The PR Finance proposal

PRF had found itself in financial difficulty. It had a significant debt outstanding to Commonwealth Bank and also to a separate lender, Keybridge Capital Limited. There were a number of events of default under the lending facilities and Keybridge approached PRF with a proposal to acquire 100% of PRF under a scheme of arrangement. Given the dire financial position PRF was in, the directors accepted the proposal and recommended the deal to shareholders.

Under the proposed scheme, Keybridge will acquire 100% of the PRF shares in exchange for:

  • an aggregate cash payment of $1.35m, plus
  • a share consideration of the lesser of 2.5 million shares or such number of shares which has a value of at least $500,000, plus
  • the possibility of some further consideration if there is a subsequent change of control.

The contingent consideration arrangement works as follows:

  • on or before the date which is 12 months after the scheme is implemented, there must be an agreement by PRF or Keybridge to sell all or substantially all of the share capital of PRF or all or a significant portion of the assets or business of the PRF group
  • the transaction must be with a person listed in the scheme implementation agreement (the list being redacted for disclosure purposes in the scheme booklet), and
  • the price must be equal to or greater than the target consideration amount.

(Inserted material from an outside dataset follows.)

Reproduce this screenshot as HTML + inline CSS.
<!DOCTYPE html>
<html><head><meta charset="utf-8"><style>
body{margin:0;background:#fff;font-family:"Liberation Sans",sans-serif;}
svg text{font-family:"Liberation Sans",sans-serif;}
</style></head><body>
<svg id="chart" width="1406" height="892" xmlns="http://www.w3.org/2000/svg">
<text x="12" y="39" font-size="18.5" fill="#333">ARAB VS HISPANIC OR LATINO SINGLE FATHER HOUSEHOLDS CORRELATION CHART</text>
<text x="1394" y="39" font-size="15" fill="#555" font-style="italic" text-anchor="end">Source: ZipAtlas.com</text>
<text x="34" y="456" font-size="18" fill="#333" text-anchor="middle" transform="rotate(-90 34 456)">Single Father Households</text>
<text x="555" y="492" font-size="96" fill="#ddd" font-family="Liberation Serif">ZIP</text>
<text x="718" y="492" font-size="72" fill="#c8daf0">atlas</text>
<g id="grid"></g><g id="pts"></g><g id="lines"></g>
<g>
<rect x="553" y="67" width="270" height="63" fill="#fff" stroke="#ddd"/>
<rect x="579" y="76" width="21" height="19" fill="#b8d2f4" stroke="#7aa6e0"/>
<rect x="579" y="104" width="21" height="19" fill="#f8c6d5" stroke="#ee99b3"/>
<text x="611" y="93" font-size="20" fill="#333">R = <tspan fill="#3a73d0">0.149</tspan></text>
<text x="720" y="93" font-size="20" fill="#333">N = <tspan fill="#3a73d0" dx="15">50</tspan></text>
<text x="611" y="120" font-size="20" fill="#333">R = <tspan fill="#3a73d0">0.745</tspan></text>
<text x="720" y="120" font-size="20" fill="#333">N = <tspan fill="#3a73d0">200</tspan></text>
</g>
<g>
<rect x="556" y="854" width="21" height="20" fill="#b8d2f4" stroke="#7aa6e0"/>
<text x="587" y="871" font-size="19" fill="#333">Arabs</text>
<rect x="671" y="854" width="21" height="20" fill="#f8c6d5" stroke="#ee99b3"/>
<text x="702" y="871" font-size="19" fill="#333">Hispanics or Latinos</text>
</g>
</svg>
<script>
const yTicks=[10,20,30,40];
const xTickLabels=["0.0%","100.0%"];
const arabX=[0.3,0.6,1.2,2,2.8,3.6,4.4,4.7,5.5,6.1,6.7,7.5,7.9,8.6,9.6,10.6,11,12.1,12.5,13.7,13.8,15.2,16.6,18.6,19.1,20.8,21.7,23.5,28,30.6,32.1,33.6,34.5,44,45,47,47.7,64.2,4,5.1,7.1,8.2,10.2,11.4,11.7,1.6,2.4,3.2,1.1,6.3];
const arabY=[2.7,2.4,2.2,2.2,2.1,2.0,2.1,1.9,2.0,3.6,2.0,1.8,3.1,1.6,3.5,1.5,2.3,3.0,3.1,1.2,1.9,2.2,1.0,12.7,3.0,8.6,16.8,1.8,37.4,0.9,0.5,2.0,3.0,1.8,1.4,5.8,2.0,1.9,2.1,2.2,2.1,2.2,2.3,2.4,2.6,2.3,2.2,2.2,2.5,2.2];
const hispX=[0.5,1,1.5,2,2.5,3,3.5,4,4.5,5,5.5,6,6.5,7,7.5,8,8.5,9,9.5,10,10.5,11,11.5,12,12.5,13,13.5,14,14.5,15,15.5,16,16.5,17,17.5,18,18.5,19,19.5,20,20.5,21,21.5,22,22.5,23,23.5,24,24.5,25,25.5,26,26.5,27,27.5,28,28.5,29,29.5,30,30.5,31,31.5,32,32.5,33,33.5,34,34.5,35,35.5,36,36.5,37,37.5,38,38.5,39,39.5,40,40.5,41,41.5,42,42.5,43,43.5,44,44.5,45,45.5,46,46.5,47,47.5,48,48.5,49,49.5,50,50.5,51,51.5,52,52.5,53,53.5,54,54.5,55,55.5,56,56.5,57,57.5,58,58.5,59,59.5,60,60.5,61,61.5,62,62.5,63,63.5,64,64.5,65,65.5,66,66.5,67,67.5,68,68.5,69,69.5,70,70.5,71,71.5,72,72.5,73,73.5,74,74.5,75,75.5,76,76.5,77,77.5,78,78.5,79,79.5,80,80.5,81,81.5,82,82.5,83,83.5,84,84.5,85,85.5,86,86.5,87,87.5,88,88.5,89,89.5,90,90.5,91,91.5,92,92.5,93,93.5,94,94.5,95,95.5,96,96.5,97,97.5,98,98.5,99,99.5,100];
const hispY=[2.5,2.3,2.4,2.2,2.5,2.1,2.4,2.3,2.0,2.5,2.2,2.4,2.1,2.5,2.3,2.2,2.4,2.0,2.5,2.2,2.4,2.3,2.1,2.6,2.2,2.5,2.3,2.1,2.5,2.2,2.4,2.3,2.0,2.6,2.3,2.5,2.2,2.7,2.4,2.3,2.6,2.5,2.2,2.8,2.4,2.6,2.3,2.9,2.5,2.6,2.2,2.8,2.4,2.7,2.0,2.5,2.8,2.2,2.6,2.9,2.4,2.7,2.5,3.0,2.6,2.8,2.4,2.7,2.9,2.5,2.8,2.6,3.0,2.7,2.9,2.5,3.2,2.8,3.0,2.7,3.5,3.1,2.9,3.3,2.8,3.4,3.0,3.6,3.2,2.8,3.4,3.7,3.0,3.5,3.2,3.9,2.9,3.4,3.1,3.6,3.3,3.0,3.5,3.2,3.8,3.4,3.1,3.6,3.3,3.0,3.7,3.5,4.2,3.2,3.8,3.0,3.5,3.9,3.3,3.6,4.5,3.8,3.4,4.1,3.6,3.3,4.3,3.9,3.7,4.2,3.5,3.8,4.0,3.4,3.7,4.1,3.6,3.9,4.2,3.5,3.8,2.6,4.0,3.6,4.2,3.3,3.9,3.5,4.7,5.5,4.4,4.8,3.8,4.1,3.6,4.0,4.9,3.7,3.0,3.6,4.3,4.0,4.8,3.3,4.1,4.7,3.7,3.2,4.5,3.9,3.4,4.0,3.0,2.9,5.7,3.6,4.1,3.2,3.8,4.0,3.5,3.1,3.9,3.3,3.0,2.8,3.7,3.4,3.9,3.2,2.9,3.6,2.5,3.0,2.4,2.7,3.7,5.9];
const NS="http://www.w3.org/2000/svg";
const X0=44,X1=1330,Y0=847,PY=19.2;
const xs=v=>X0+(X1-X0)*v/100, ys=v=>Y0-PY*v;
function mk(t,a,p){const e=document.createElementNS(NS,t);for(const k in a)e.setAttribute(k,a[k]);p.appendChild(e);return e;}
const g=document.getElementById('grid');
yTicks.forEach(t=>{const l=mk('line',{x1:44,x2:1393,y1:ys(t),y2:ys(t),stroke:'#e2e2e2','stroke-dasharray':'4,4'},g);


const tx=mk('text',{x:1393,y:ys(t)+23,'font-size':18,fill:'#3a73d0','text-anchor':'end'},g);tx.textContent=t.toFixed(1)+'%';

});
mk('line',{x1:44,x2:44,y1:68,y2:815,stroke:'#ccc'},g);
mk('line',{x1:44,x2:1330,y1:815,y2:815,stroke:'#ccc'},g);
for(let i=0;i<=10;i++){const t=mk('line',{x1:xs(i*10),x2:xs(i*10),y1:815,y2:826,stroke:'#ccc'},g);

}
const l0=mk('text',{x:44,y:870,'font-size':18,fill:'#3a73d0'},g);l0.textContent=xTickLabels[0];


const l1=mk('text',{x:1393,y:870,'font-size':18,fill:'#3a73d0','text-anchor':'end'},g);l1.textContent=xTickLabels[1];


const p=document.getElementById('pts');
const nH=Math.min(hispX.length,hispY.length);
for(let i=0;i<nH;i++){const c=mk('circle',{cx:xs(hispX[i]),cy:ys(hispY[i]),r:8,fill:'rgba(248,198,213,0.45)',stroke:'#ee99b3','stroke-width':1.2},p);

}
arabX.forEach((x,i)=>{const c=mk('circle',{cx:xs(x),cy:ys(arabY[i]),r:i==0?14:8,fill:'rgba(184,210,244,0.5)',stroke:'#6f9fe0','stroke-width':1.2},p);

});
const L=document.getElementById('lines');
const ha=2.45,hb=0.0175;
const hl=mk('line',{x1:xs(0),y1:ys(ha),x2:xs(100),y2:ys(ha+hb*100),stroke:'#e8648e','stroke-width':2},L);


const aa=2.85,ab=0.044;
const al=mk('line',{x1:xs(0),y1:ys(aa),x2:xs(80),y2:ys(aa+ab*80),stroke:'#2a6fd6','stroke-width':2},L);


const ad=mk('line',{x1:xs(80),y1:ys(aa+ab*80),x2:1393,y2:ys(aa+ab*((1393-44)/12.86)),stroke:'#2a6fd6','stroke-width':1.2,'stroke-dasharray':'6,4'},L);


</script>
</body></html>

If these conditions are satisfied then Keybridge must, within 120 days after completion of the subsequent control transaction, either pay an amount equal to $1 million or issue shares that have an aggregate market value of that sum.

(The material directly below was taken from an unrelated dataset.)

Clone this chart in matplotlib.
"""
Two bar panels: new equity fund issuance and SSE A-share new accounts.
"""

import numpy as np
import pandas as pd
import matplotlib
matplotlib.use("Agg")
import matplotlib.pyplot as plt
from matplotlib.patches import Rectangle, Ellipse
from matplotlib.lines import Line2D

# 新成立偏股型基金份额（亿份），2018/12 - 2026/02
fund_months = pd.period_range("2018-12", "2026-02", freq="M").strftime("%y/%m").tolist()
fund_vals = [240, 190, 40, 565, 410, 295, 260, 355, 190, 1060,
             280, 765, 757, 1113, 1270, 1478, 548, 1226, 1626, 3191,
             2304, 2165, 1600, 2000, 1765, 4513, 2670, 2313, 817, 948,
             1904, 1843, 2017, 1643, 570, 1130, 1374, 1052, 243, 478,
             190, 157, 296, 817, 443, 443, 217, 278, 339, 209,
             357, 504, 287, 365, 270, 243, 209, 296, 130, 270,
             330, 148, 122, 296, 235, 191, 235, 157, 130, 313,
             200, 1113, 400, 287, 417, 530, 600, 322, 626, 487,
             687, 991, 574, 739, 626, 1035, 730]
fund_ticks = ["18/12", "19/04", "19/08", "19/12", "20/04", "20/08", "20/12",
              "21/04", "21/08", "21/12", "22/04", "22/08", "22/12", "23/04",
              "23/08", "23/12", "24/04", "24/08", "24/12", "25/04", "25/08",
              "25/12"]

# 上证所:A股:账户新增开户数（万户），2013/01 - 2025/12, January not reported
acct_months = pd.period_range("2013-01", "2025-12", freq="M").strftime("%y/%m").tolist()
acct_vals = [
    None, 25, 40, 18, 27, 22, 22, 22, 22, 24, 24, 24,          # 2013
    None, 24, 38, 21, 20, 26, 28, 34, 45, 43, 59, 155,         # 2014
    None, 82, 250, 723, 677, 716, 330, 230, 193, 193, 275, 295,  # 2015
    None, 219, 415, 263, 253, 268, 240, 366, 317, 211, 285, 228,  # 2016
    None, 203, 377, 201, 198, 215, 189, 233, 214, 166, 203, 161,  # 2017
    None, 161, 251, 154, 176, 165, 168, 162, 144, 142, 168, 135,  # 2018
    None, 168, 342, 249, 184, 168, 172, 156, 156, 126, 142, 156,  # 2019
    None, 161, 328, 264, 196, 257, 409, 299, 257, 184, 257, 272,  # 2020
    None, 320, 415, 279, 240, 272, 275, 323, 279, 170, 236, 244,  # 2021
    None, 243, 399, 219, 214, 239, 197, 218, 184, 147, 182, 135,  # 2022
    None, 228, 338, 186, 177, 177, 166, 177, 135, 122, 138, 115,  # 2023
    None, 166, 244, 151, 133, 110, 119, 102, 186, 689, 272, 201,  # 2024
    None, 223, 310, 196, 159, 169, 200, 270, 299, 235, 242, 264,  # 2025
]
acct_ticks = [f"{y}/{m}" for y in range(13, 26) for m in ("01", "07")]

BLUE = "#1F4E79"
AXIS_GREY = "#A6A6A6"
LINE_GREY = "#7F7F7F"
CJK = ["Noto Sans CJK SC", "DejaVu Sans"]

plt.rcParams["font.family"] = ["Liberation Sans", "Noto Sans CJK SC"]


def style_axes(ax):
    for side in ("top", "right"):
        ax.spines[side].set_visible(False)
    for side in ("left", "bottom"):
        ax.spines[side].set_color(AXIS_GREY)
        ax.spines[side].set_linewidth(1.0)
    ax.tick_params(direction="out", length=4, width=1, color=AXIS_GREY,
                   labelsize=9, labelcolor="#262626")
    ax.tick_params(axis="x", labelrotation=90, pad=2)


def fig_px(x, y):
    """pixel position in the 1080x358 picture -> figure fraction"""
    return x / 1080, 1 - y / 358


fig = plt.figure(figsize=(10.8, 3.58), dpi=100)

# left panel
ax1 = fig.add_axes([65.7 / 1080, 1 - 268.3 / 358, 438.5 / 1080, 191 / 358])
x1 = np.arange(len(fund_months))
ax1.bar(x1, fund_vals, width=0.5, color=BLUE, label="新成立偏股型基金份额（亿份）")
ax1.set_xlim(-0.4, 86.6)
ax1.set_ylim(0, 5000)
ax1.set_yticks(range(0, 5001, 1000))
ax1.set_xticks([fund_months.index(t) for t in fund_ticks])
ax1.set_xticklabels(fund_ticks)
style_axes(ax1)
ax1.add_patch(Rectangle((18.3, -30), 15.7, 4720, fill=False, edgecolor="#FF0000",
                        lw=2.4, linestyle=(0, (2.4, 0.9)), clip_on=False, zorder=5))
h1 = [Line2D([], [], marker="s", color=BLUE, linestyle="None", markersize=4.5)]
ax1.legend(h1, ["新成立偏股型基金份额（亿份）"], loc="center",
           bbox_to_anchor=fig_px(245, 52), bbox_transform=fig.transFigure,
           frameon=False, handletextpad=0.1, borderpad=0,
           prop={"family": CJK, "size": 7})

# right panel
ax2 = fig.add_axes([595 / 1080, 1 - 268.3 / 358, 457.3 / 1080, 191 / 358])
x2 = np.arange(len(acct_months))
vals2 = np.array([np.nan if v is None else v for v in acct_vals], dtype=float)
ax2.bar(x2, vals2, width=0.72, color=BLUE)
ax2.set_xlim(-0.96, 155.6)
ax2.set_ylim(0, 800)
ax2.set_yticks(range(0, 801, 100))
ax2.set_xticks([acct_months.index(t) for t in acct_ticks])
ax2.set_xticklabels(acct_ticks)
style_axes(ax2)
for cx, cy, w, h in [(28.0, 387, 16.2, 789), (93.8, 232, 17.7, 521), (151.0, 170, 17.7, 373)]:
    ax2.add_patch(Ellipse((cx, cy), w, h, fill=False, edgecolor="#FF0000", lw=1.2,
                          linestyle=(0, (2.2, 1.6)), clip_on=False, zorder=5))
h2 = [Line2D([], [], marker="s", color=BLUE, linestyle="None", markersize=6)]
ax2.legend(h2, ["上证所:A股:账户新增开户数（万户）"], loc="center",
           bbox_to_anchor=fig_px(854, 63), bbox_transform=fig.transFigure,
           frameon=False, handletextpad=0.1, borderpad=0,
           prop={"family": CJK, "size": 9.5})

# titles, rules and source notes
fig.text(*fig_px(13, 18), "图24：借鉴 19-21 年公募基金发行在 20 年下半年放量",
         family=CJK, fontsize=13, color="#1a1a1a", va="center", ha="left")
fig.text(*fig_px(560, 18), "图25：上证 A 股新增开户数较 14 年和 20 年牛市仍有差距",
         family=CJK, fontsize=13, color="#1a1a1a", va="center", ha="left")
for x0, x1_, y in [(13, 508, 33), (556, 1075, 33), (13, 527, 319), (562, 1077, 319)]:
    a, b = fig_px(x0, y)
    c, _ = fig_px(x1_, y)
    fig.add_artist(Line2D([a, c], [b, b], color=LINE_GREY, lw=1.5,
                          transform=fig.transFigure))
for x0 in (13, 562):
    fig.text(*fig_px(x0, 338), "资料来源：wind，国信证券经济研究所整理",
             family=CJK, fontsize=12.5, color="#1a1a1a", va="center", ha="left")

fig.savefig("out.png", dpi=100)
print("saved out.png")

It is likely that including the possibility of the additional consideration becoming payable was to address possible concerns that PRF was being sold too quickly or too cheaply. The independent expert concluded that the price offered by Keybridge was ‘not fair’, but was ‘reasonable’ in the circumstances.

The scheme booklet goes to some length to emphasise that there is significant uncertainty associated with whether any additional consideration will be paid as it depends on the successful completion of a subsequent transaction with an independent third party. The independent expert does not attribute any value to that component in its independent expert’s report.


Clearly, the PR Finance transaction is not a major transaction by any measure.

However, it does demonstrate that contingent consideration structures can be adopted in situations where there is some uncertainty about the value of the target company and, as in this case, some apparent need to undertake a transaction quickly. Allowing for a component of additional consideration if there is a subsequent control transaction or on-sale may also provide an element of anti-embarrassment protection.

The PRF transaction was structured as a scheme of arrangement. This makes it more simple to effect compared to a takeover bid, as the law requires consideration under a takeover bid to be paid within 21 days of the offer closing – something that may not always be possible with contingencies. However, an identical economic effect can be achieved by the bidder issuing a special share or other security within the 21 day period, which in turns entitles the holder to the contingent consideration.